In all these cases the charges were not converted into convictions, sometimes because of lack of evidence, at other times because of the timidity of the judiciary. There is also a sense of honour among thieves. In the run-up to an election the Opposition makes a hue and cry about corruption in the ruling administration, but if it is elected it does not pursue cases against the previous regime, trusting that it will be similarly rewarded when it loses power.52 Indeed, politicians from different parties and different states often exchange favours. In one documented case, a Haryana chief minister sanctioned the sale of a plot of public land to the son of a Punjab chief minister – while the market value of the land was Rs500 million, the price actually paid was Rs25 million.53
In the words of the political scientist Peter deSouza, corruption is Indian democracy’s ‘inconvenient fact’. Governments in power in New Delhi take kickbacks on purchases from abroad, on defence deals especially. The cut taken on foreign contracts is in the region of 20 per cent. In most states the majority of ministers are on the take, skimming money off licences to companies, postings of top officers, land deals and much else. The Planning Commission estimates that 70–90 per cent of rural development funds are siphoned off by a web extending up from the panchayat head to the local MP, with officials too claiming their share. One reason that city roads are in such poor shape is that the much of the money allocated to them is spent elsewhere. Of every 100 rupees allocated to road building by the Bangalore City Corporation, for example, 40 go into the pock
ets of politicians and officials with another 20 being the contractor’s profit margin. Only 40 rupees are spent on the job, which is done either badly or not at all.54
Because being in power is so profitable, there is now an increasing trade in politicians. To makeup the numbers and obtain a majority, legislators are bought and sold for a (usually high) price. In the era of minority and coalition governments the trade is especially brisk. Legislators routinely cross the floor and change parties. This has become so common that, in times of political instability, it is not unknown for the MLAs of a particular party to be taken en masse for a ‘holiday’ in Goa, lest they defect to the other side. Here these men – sometimes up to fifty of them – are kept in a hotel, drinking and playing cards, while armed guards watch out for furtive phone calls or unknown visitors. The holiday extends until the crisis has passed, which could take several weeks.

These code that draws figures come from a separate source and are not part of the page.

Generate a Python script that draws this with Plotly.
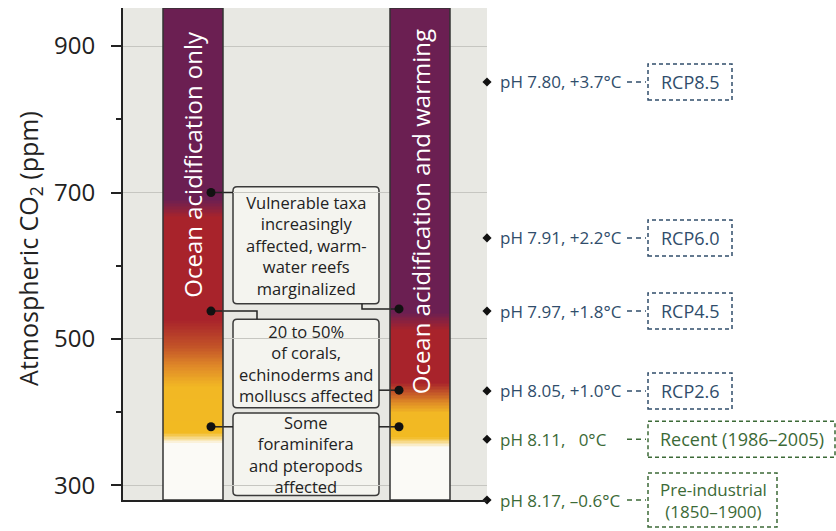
import numpy as np
import plotly.graph_objects as go

# ---------------- data ----------------
Y_MIN, Y_MAX = 280, 952
y_ticks = [300, 500, 700, 900]
y_minor = [400, 600, 800]

bar_labels = ["Ocean acidification only", "Ocean acidification and warming"]
# colour gradient stops along CO2 (ppm) for each bar
left_stop_ppm = [280, 357, 372, 434, 462, 490, 526, 666, 690, 952]
left_stop_col = ["#FBFAF6", "#FBFAF6", "#F2BA22", "#F2B824", "#E08A28",
                 "#C25228", "#A8232B", "#A8232B", "#6B1F52", "#6B1F52"]
right_stop_ppm = [280, 352, 366, 399, 413, 440, 512, 536, 952]
right_stop_col = ["#FBFAF6", "#FBFAF6", "#F2BA22", "#F2B824", "#DE8A26",
                  "#A8232B", "#A8232B", "#6B1F52", "#6B1F52"]

impact_texts = [
    "Vulnerable taxa<br>increasingly<br>affected, warm-<br>water reefs<br>marginalized",
    "20 to 50%<br>of corals,<br>echinoderms and<br>molluscs affected",
    "Some<br>foraminifera<br>and pteropods<br>affected",
]
impact_ppm_left = [700, 538, 380]    # threshold dots, acidification only
impact_ppm_right = [541, 430, 380]   # threshold dots, acidification + warming

scenario_names = ["RCP8.5", "RCP6.0", "RCP4.5", "RCP2.6",
                  "Recent (1986–2005)", "Pre-industrial<br>(1850–1900)"]
scenario_co2 = [851, 638, 538, 429, 363, 280]
scenario_text = ["pH 7.80, +3.7°C", "pH 7.91, +2.2°C", "pH 7.97, +1.8°C",
                 "pH 8.05, +1.0°C", "pH 8.11,   0°C", "pH 8.17, –0.6°C"]

# ---------------- styling ----------------
FONT = "Open Sans"
BLUE = "#304D6B"
GREEN = "#3C6A37"
scen_col = [BLUE, BLUE, BLUE, BLUE, GREEN, GREEN]
DARK = "#222222"
L, R, T, B = 123, 0, 8, 31
W, H = 836, 531
PW = W - L - R
PH = H - T - B
XMAX = 364  # x axis units = pixels from left axis

def xp(px):
    return (px - L) / PW

def yp(v):
    return (v - Y_MIN) / (Y_MAX - Y_MIN)

fig = go.Figure()

# gradient bars
edges = np.linspace(Y_MIN, Y_MAX, 337)
centers = ((edges[:-1] + edges[1:]) / 2).reshape(-1, 1)
bar_x = [[40, 100], [267, 327]]
for (xe, sp, sc) in [(bar_x[0], left_stop_ppm, left_stop_col),
                     (bar_x[1], right_stop_ppm, right_stop_col)]:
    cs = [[(p - Y_MIN) / (Y_MAX - Y_MIN), c] for p, c in zip(sp, sc)]
    fig.add_trace(go.Heatmap(x=xe, y=edges, z=centers.tolist(), colorscale=cs,
                             zmin=Y_MIN, zmax=Y_MAX, showscale=False,
                             hoverinfo="skip"))

# connectors
px_ppm = 1 / 0.73214
box_x0, box_x1 = 110, 256
cx, cy = [], []
lx, rx = 88, 276
cx += [lx, box_x0, None]; cy += [impact_ppm_left[0]] * 2 + [None]
cx += [lx, 134, 134, None]; cy += [impact_ppm_left[1], impact_ppm_left[1], 527, None]
cx += [lx, box_x0, None]; cy += [impact_ppm_left[2]] * 2 + [None]
cx += [239, 239, rx, None]; cy += [548, impact_ppm_right[0], impact_ppm_right[0], None]
cx += [box_x1, rx, None]; cy += [impact_ppm_right[1]] * 2 + [None]
cx += [box_x1, rx, None]; cy += [impact_ppm_right[2]] * 2 + [None]
fig.add_trace(go.Scatter(x=cx, y=cy, mode="lines", line=dict(color=DARK, width=1.5),
                         hoverinfo="skip", showlegend=False))
fig.add_trace(go.Scatter(x=[lx] * 3 + [rx] * 3, y=impact_ppm_left + impact_ppm_right,
                         mode="markers", marker=dict(color="#111", size=9),
                         hoverinfo="skip", showlegend=False))

# scenario diamonds
fig.add_trace(go.Scatter(x=[XMAX] * len(scenario_co2), y=scenario_co2, mode="markers",
                         marker=dict(symbol="diamond", size=7, color="#111"),
                         cliponaxis=False, hoverinfo="skip", showlegend=False))

shapes = []
annotations = []

def rounded(x0, x1, y0, y1, r=4):
    ry = r * px_ppm
    return (f"M {x0 + r},{y1} L {x1 - r},{y1} Q {x1},{y1} {x1},{y1 - ry} "
            f"L {x1},{y0 + ry} Q {x1},{y0} {x1 - r},{y0} L {x0 + r},{y0} "
            f"Q {x0},{y0} {x0},{y0 + ry} L {x0},{y1 - ry} Q {x0},{y1} {x0 + r},{y1} Z")

box_y = [(548, 708), (406, 527), (286, 399)]
for (y0, y1), txt in zip(box_y, impact_texts):
    shapes.append(dict(type="path", path=rounded(box_x0, box_x1, y0, y1),
                       xref="x", yref="y", fillcolor="rgba(245,245,240,0.9)",
                       line=dict(color="#3a3a3a", width=1.5), layer="below"))
    annotations.append(dict(x=(box_x0 + box_x1) / 2, y=(y0 + y1) / 2, xref="x", yref="y",
                            text=txt, showarrow=False, align="center",
                            font=dict(family=FONT, size=16.5, color=DARK)))

# bar outlines and labels
for xe, lab, yc in zip(bar_x, bar_labels, [738, 673]):
    shapes.append(dict(type="rect", x0=xe[0], x1=xe[1], y0=Y_MIN, y1=Y_MAX,
                       xref="x", yref="y", line=dict(color="#333", width=1.5),
                       fillcolor="rgba(0,0,0,0)", layer="above"))
    annotations.append(dict(x=(xe[0] + xe[1]) / 2, y=yc, xref="x", yref="y", text=lab,
                            textangle=-90, showarrow=False,
                            font=dict(family=FONT, size=24, color="white")))

# scenario labels on the right
box_right = [733, 733, 733, 733, 836, 778]
box_half = [18, 18, 18, 18, 18, 27]
box_font = [18, 18, 18, 18, 18, 17]
for name, co2, txt, col, br, bh, bf in zip(scenario_names, scenario_co2, scenario_text,
                                           scen_col, box_right, box_half, box_font):
    annotations.append(dict(x=xp(498), y=co2, xref="paper", yref="y", text=txt,
                            xanchor="left", yanchor="middle", showarrow=False,
                            font=dict(family=FONT, size=17, color=col)))
    shapes.append(dict(type="line", xref="paper", yref="paper", x0=xp(627), x1=xp(646),
                       ysizemode="pixel", yanchor=yp(co2), y0=0, y1=0,
                       line=dict(color=col, width=1.5, dash="5px,4px")))
    shapes.append(dict(type="rect", xref="paper", yref="paper", x0=xp(648), x1=xp(br - 1),
                       ysizemode="pixel", yanchor=yp(co2), y0=-bh, y1=bh,
                       line=dict(color=col, width=1.5, dash="4px,3px"),
                       fillcolor="rgba(0,0,0,0)"))
    annotations.append(dict(x=xp((648 + br) / 2), y=co2, xref="paper", yref="y", text=name,
                            xanchor="center", yanchor="middle", showarrow=False,
                            font=dict(family=FONT, size=bf, color=col)))

# y-axis title
annotations.append(dict(x=xp(30), y=623, xref="paper", yref="y",
                        xanchor="center", yanchor="middle",
                        text="Atmospheric CO<sub>2</sub> (ppm)", textangle=-90,
                        showarrow=False, font=dict(family=FONT, size=25, color=DARK)))

fig.update_layout(
    width=W, height=H, margin=dict(l=L, r=R, t=T, b=B),
    paper_bgcolor="white", plot_bgcolor="#E8E8E3",
    showlegend=False, shapes=shapes, annotations=annotations,
    xaxis=dict(domain=[0, XMAX / PW], range=[0, XMAX], showline=True, linecolor=DARK,
               linewidth=2, showgrid=False, zeroline=False, showticklabels=False,
               ticks="", fixedrange=True),
    yaxis=dict(range=[Y_MIN, Y_MAX], tickvals=y_ticks, ticks="outside", ticklen=10,
               tickwidth=2, tickcolor=DARK, showline=True, linecolor=DARK, linewidth=2,
               showgrid=True, gridcolor="#C6C6C1", gridwidth=1, zeroline=False,
               ticklabelstandoff=11,
               tickfont=dict(family=FONT, size=24, color=DARK),
               minor=dict(tickvals=y_minor, ticks="outside", ticklen=5, tickwidth=2,
                          tickcolor=DARK, showgrid=False)),
)

fig.write_html("out.html")
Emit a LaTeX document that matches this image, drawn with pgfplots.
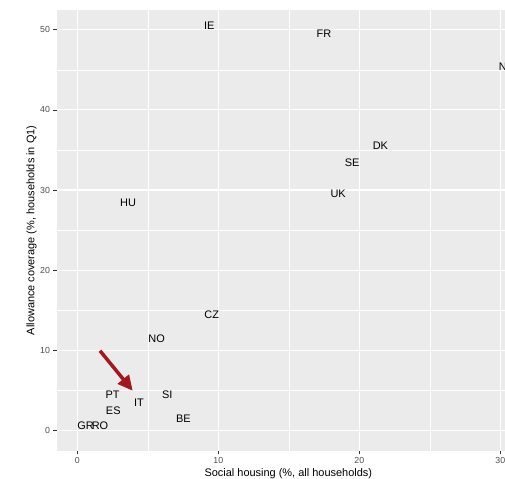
\documentclass[border=0pt]{standalone}
\usepackage{fontspec}
\setmainfont{Liberation Sans}
\usepackage{pgfplots}
\usepackage{pgfplotstable}
\pgfplotsset{compat=1.18}
\usetikzlibrary{arrows.meta}

\definecolor{panelgrey}{HTML}{EBEBEB}
\definecolor{tickgrey}{HTML}{333333}
\definecolor{labelgrey}{HTML}{4D4D4D}
\definecolor{arrowred}{HTML}{A3181E}

% country labels: social housing (x) vs allowance coverage (y)
\pgfplotstableread{
label x y
IE 9.36 50.47
FR 17.5 49.5
NL 30.4 45.4
DK 21.5 35.5
SE 19.5 33.4
UK 18.5 29.5
HU 3.6 28.45
CZ 9.53 14.5
NO 5.63 11.45
PT 2.5 4.43
IT 4.38 3.47
SI 6.38 4.43
ES 2.55 2.47
BE 7.52 1.47
GR 0.58 0.56
RO 1.61 0.56
}\countries

\begin{document}
\begin{tikzpicture}
\begin{axis}[
  scale only axis, width=462.6bp, height=440.7bp,
  xmin=-1.44, xmax=31.37, ymin=-2.52, ymax=52.46,
  xtick={0,10,20,30}, ytick={0,10,...,50},
  minor xtick={5,15,25}, minor ytick={5,15,...,45},
  grid=both,
  major grid style={white, line width=1.07bp},
  minor grid style={white, line width=0.53bp},
  axis background/.style={fill=panelgrey},
  axis line style={draw=none},
  tick pos=left, tick align=outside,
  major tick length=3.5bp, minor tick length=0pt,
  tick style={tickgrey, line width=0.5bp},
  ticklabel style={font=\fontsize{8.8}{10}\selectfont, text=labelgrey},
  /pgf/number format/assume math mode=true,
  xlabel={Social housing (\%, all households)},
  ylabel={Allowance coverage (\%, households in Q1)},
  label style={font=\fontsize{11}{13}\selectfont},
  xlabel style={at={(axis description cs:0.5,0)}, anchor=base, yshift=-25.3bp},
  ylabel style={at={(axis description cs:-0.0491,0.5)}, anchor=base},
]
\addplot[only marks, mark=*, mark size=0pt, mark options={draw=none, fill=none},
  nodes near coords, point meta=explicit symbolic,
  nodes near coords style={anchor=center, inner sep=0pt,
    font=\fontsize{11}{13}\selectfont, text=black}]
  table[x=x, y=y, meta=label] {\countries};
\addplot[arrowred, line width=3.5bp, -{Triangle[length=15bp, width=14bp]}]
  coordinates {(1.61,9.95) (3.93,4.96)};
\end{axis}
\pgfresetboundingbox
\path[use as bounding box] ([xshift=-57bp, yshift=10bp]current axis.north west)
  rectangle ([xshift=-14.6bp, yshift=-28.3bp]current axis.south east);
\end{tikzpicture}
\end{document}
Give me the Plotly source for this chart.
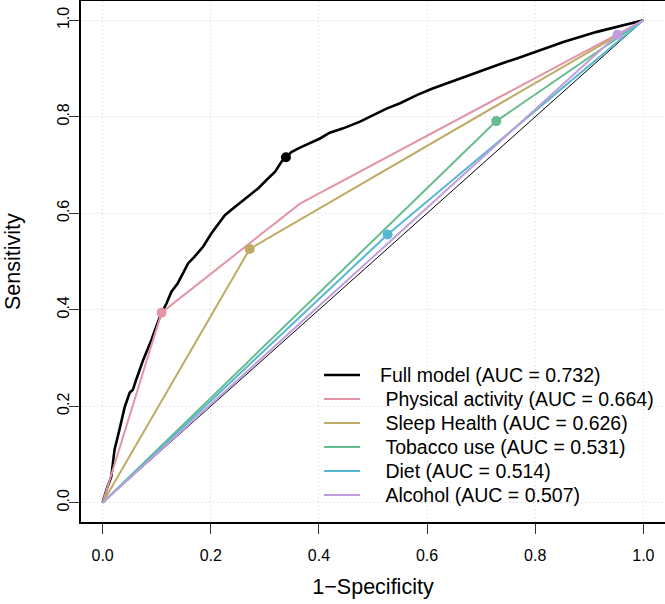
import plotly.graph_objects as go

# ---- data ----
full_fpr = [0.0, 0.008, 0.016, 0.022, 0.031, 0.041, 0.050, 0.056, 0.062, 0.075, 0.090, 0.106,
            0.118, 0.127, 0.139, 0.149, 0.158, 0.170, 0.186, 0.201, 0.214, 0.226, 0.241,
            0.257, 0.272, 0.288, 0.303, 0.319, 0.331, 0.339, 0.349, 0.365, 0.383, 0.402,
            0.420, 0.445, 0.476, 0.501, 0.525, 0.550, 0.581, 0.609, 0.643, 0.686, 0.729,
            0.766, 0.803, 0.852, 0.914, 1.0]
full_tpr = [0.0, 0.030, 0.054, 0.110, 0.151, 0.199, 0.228, 0.234, 0.255, 0.296, 0.337, 0.386,
            0.413, 0.437, 0.455, 0.476, 0.496, 0.510, 0.531, 0.558, 0.579, 0.596, 0.610,
            0.624, 0.638, 0.652, 0.669, 0.686, 0.707, 0.716, 0.727, 0.736, 0.746, 0.755,
            0.767, 0.776, 0.790, 0.803, 0.817, 0.828, 0.845, 0.858, 0.872, 0.890, 0.907,
            0.921, 0.935, 0.955, 0.976, 1.0]
full_best = (0.339, 0.716)

pa_fpr = [0.0, 0.109, 0.365, 1.0]
pa_tpr = [0.0, 0.394, 0.620, 1.0]
pa_best = (0.109, 0.394)

sleep_fpr = [0.0, 0.272, 1.0]
sleep_tpr = [0.0, 0.526, 1.0]
sleep_best = (0.272, 0.526)

tob_fpr = [0.0, 0.728, 1.0]
tob_tpr = [0.0, 0.791, 1.0]
tob_best = (0.728, 0.791)

diet_fpr = [0.0, 0.527, 1.0]
diet_tpr = [0.0, 0.556, 1.0]
diet_best = (0.527, 0.556)

alc_fpr = [0.0, 0.952, 1.0]
alc_tpr = [0.0, 0.970, 1.0]
alc_best = (0.952, 0.970)

names = ["Full model (AUC = 0.732)",
         "\u00a0Physical activity (AUC = 0.664)",
         "\u00a0Sleep Health (AUC = 0.626)",
         "\u00a0Tobacco use (AUC = 0.531)",
         "\u00a0Diet (AUC = 0.514)",
         "\u00a0Alcohol (AUC = 0.507)"]
colors = ["#000000", "#E495A5", "#BDAB66", "#65BC8C", "#55B8D0", "#C29DDE"]
widths = [2.6, 2, 2, 2, 2, 2]

tick_vals = [0.0, 0.2, 0.4, 0.6, 0.8, 1.0]
tick_text = ["0.0", "0.2", "0.4", "0.6", "0.8", "1.0"]

x_title = "1\u2212Specificity"
y_title = "Sensitivity"

series = [(full_fpr, full_tpr, full_best), (pa_fpr, pa_tpr, pa_best),
          (sleep_fpr, sleep_tpr, sleep_best), (tob_fpr, tob_tpr, tob_best),
          (diet_fpr, diet_tpr, diet_best), (alc_fpr, alc_tpr, alc_best)]

W, H = 665, 604
ML, MR, MT, MB = 81, 0, 1, 82
PW, PH = W - ML - MR, H - MT - MB

fig = go.Figure()
# reference diagonal
fig.add_trace(go.Scatter(x=[0, 1], y=[0, 1], mode="lines",
                         line=dict(color="#000000", width=1), showlegend=False,
                         hoverinfo="skip"))
for (fx, fy, best), nm, col, w in zip(series, names, colors, widths):
    fig.add_trace(go.Scatter(x=fx, y=fy, mode="lines", name=nm,
                             line=dict(color=col, width=w), showlegend=False))
for (fx, fy, best), col in zip(series, colors):
    fig.add_trace(go.Scatter(x=[best[0]], y=[best[1]], mode="markers",
                             marker=dict(color=col, size=10), showlegend=False))

def px_to_paper_x(px):
    return (px - ML) / PW

def px_to_paper_y(py):
    return 1 - (py - MT) / PH

# legend (drawn manually, no box, like R's legend(bty="n"))
row_y0, row_dy = 375, 24
for i, (nm, col, w) in enumerate(zip(names, colors, widths)):
    yy = px_to_paper_y(row_y0 + i * row_dy)
    fig.add_shape(type="line", xref="paper", yref="paper",
                  x0=px_to_paper_x(324), x1=px_to_paper_x(360), y0=yy, y1=yy,
                  line=dict(color=col, width=w))
    fig.add_annotation(xref="paper", yref="paper", x=px_to_paper_x(378), y=yy,
                       xanchor="left", yanchor="middle", text=nm, showarrow=False,
                       font=dict(size=19.5, color="#000000"))

# y axis title
fig.add_annotation(xref="paper", yref="paper", x=px_to_paper_x(13), y=px_to_paper_y(262),
                   xanchor="center", yanchor="middle", text=y_title, textangle=-90,
                   showarrow=False, font=dict(size=21.5, color="#000000"))

axis_common = dict(range=[-0.04, 1.04], tickvals=tick_vals, ticktext=tick_text,
                   showgrid=True, gridcolor="#d3d3d3", griddash="1px,3px", gridwidth=1,
                   zeroline=False, showline=True, linecolor="#000000", linewidth=1.5,
                   mirror=True, ticks="outside", ticklen=10, tickcolor="#333333",
                   tickwidth=1.2, tickfont=dict(size=16, color="#000000"),
                   automargin=False)

fig.update_layout(
    width=W, height=H,
    margin=dict(l=ML, r=MR, t=MT, b=MB),
    paper_bgcolor="white", plot_bgcolor="white",
    font=dict(family="Liberation Sans, Arial, sans-serif", color="#000000"),
    xaxis=dict(**axis_common, ticklabelstandoff=8,
               title=dict(text=x_title, font=dict(size=21.5), standoff=16)),
    yaxis=dict(**axis_common, tickangle=-90, ticklabelstandoff=-6),
    showlegend=False,
)

fig.write_html("out.html", config={"displayModeBar": False},
               post_script="document.body.style.margin='0px';")
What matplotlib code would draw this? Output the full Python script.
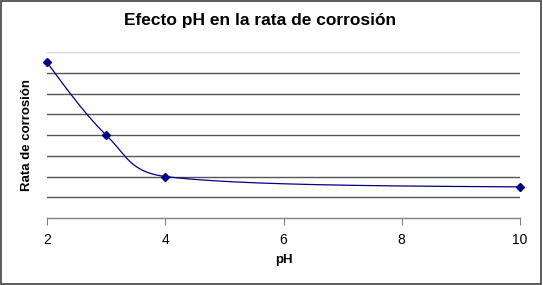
import numpy as np
import matplotlib.pyplot as plt

plt.rcParams['font.family'] = ['Liberation Sans', 'DejaVu Sans']

# data
ph = [2, 3, 4, 10]
rate = [7.5, 4.0, 2.0, 1.5]

title = "Efecto pH en la rata de corrosión"
xlabel = "pH"
ylabel = "Rata de corrosión"
xticks = [2, 4, 6, 8, 10]

# approx. pixel size of one data unit, so the smoothing works in screen space
XPX, YPX = 59.1, 20.75


def smooth_line(x, y, n=80):
    # Excel-like smoothed line in screen space: Catmull-Rom handles (1/6 of
    # neighbour difference) clamped to half the segment; end handles point
    # half-way to the neighbouring control point
    p = np.column_stack([np.asarray(x, float) * XPX, np.asarray(y, float) * YPX])
    m = len(p)
    t = np.linspace(0, 1, n)[:, None]
    ctrl = []
    for i in range(m - 1):
        L = np.hypot(*(p[i + 1] - p[i]))
        h1 = (p[i + 1] - p[i - 1]) / 6 if i > 0 else None
        h2 = (p[i + 2] - p[i]) / 6 if i + 2 < m else None
        if h1 is not None:
            h1 = h1 * min(1, 0.5 * L / np.hypot(*h1))
        if h2 is not None:
            h2 = h2 * min(1, 0.5 * L / np.hypot(*h2))
        c1 = p[i] + h1 if h1 is not None else None
        c2 = p[i + 1] - h2 if h2 is not None else None
        if c1 is None:
            c1 = p[i] + ((c2 if c2 is not None else p[i + 1]) - p[i]) * 0.5
        if c2 is None:
            c2 = p[i + 1] + (c1 - p[i + 1]) * 0.5
        ctrl.append((p[i], c1, c2, p[i + 1]))
    out = []
    for a, c1, c2, b in ctrl:
        out.append((1 - t) ** 3 * a + 3 * (1 - t) ** 2 * t * c1
                   + 3 * (1 - t) * t ** 2 * c2 + t ** 3 * b)
    out = np.vstack(out)
    return out[:, 0] / XPX, out[:, 1] / YPX


fig = plt.figure(figsize=(5.43, 2.85), dpi=100)
ax = fig.add_axes([47 / 543, 1 - 218 / 285, 473 / 543, 166 / 285])

ax.set_xlim(2, 10)
ax.set_ylim(0, 8)

# horizontal gridlines
for g in range(1, 8):
    ax.axhline(g, color='#555555', lw=1.0, zorder=1)
ax.axhline(8, color='#d0d0d0', lw=1.0, zorder=1)

sx, sy = smooth_line(ph, rate)
ax.plot(sx, sy, color='#000080', lw=0.9, zorder=3, clip_on=False)
ax.plot(ph, rate, linestyle='none', marker='D', markersize=4.5,
        color='#000080', zorder=4, clip_on=False)

for s in ['top', 'right', 'left']:
    ax.spines[s].set_visible(False)
ax.spines['bottom'].set_color('#808080')
ax.spines['bottom'].set_linewidth(1.0)

ax.set_yticks([])
ax.set_xticks(xticks)
ax.tick_params(axis='x', direction='out', length=5, color='#808080',
               labelsize=10, pad=6)

ax.set_xlabel(xlabel, fontsize=9.5, fontweight='bold', labelpad=5)
ax.set_ylabel(ylabel, fontsize=9.5, fontweight='bold', labelpad=10)
fig.suptitle(title, x=260 / 543, fontsize=12.5, fontweight='bold', y=0.955)

# chart border
fig.patches.append(plt.Rectangle((0.002, 0.004), 0.995, 0.992, transform=fig.transFigure,
                                 fill=False, edgecolor='#404040', lw=1.2))

fig.savefig('out.png', dpi=100)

Because politics is such good business, it has also become a dirty business. In 1985 the weekly Sunday ran a cover story on ‘The Underworld of Indian Politics’, which spoke of how, in the states of Uttar Pradesh and Bihar especially, candidates with criminal records were contesting elections, sometimes winning them, and sometimes being made ministers as well. Among the crimes these men were charged with were ‘murder, abduction, rape, molestation, gangsterism’.55 Over the next decade a greater number of criminals entered politics, so many in fact that a citizens group filed a public interest litigation (PIL) in the Supreme Court demanding that parties release details of their candidates. In May 2002 the Court made it mandatory for those contesting state or national elections to make public their assets and their criminal record (if any).